What Does THC Stand For: A Beginners Guide | cannabisMD

What Does THC Stand For: A Beginners Guide To THC

What Does THC Stand For: A Beginners Guide To THC

THC stands for Tetrahydrocannabinol. It is one of the various and well known active ingredients in cannabis. It’s scientific name is Delta-9 Tetrahydrocannabinol. THC is a bright, colorless and glass-like solid that becomes sticky when heated. It is believed to give protection to the cannabis against high levels of harmful UV light and to prevent animals from eating it.

THC Facts

  1. Cannabis users state that THC gives a relaxed, mellowed feeling and a heightened appreciation of their surroundings.
  2. THC is classified as a cannabinoid. Cannabinoids are the active compound found in the cannabis/marijuana plant.
  3. It is believed that there are over 480 different compounds that are found in this little plant and THC is one of them.
  4. 66 of these components, including THC, are classified as cannabinoids.
  5. An Israeli scientist named Raphael Mechoulam was first to discover this in the 1960’s. He was amazed at how cannabis works through his research.

What Is The Difference Between CBD and THC?

Whether you consider yourself a pro-cannabis user or a cannabis amature, learning the differences between THC and CBD is an advantage. Most people don’t know about the different cannabinoids and how they can work in different ways.

THC causes the following effects:

  1. Makes you feel high
  2. Stimulates your appetite
  3. Fights insomnia
  4. Lessening depression and anxiety symptoms

CBD causes the following effects:

  1. Is non-psychoactive, meaning it does not produce the high effect like THC does
  2. It has healing properties
  3. It can counter the cerebral effects of THC
  4. Can be used as a treatment for those who have a cancer

THC in Medicine

THC is a useful treatment to overcome nausea and to stop vomiting. It is also great as an appetite stimulant. Because of this, it has been proven as a great form medication for those undergoing cancer treatment or those who suffer from AIDS. THC has also been clinically proven to kill cancer cells while keeping good cells healthy and preventing them from becoming unhealthy. THC can also treat a person who suffers from:

  1. Spasticity
  2. Pain
  3. Spasms
  4. Huntington’s disease
  5. Parkinson’s disease
  6. Alzheimer’s disease
  7. Tourette’s Syndrome
  8. Epilepsy
  9. And many more

According to one study THC is capable of stimulating brain cell production (or neurogenesis). Scientist believed that THC is useful for protecting brain cells from damage due to lack of:

  1. Oxygen
  2. Toxic drug
  3. Seizures

It has been said that it can fight depression because people suffer with depression when there is not enough new brain cells generated in the hippocampus.

Side Effects of THC

THC is the compound which gives cannabis users a euphoric “high”. Some of the potential consequences of this include:

  1. Heart palpitations
  2. Feeling disoriented and unease
  3. Breathlessness
  4. Paranoia
  5. Vomiting

Some schools of thought claim that those with mental illnesses are also prone to adverse effects from THC. There are some studies which support the theory that THC could worsen mental illnesses. One of the examples is schizophrenia as it has a risk of symptom relapse while under the influence of THC. However, this statement is not clinically proven and more in depth studies are needed before any conclusive claims can be made.

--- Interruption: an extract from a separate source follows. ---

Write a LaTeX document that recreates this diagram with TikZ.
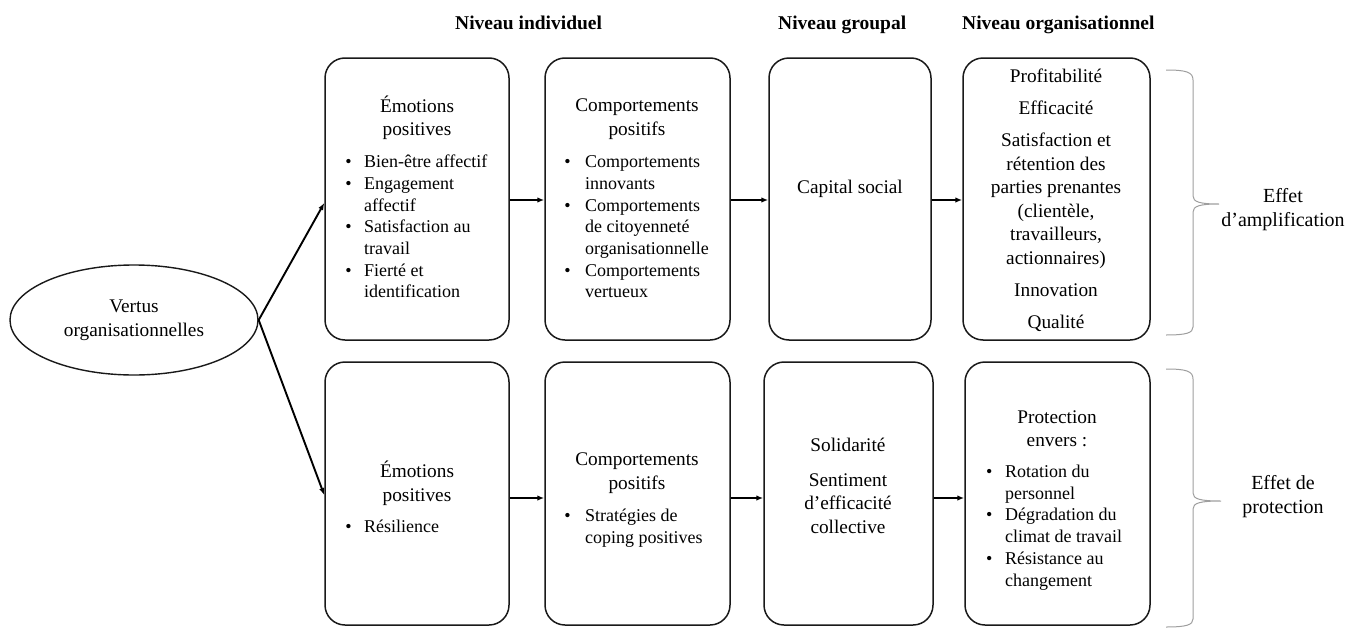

A current scientific study shows that THC works in conjunction with the different cannabinoid compounds that are also present. The interaction between THC and the rest of the cannabinoid family will mean that medical research will be more complicated than first thought. But it may also reveal that the benefits of THC are broader and more diverse than even the most optimistic predictions.

THC remains an illegal substance in much of The United States. If considering purchasing THC for medical purposes, it’s essential that you double and triple check your state laws beforehand. It’s also vital to consult your family doctor, especially if you are already undergoing an established treatment plan for an existing illness. This is because very little is known about how THC interacts with other pharmaceuticals and in order for your doctor to treat you well, he or she needs to know all the facts.

Even now, there is much to be learned about THC. Scientists and researchers are working tirelessly to unearth the facts about this compound and how it can affect our bodies. As more and more states legalize cannabis for recreational use, and the FDA approves the first cannabis based drug, the future for THC looks bright.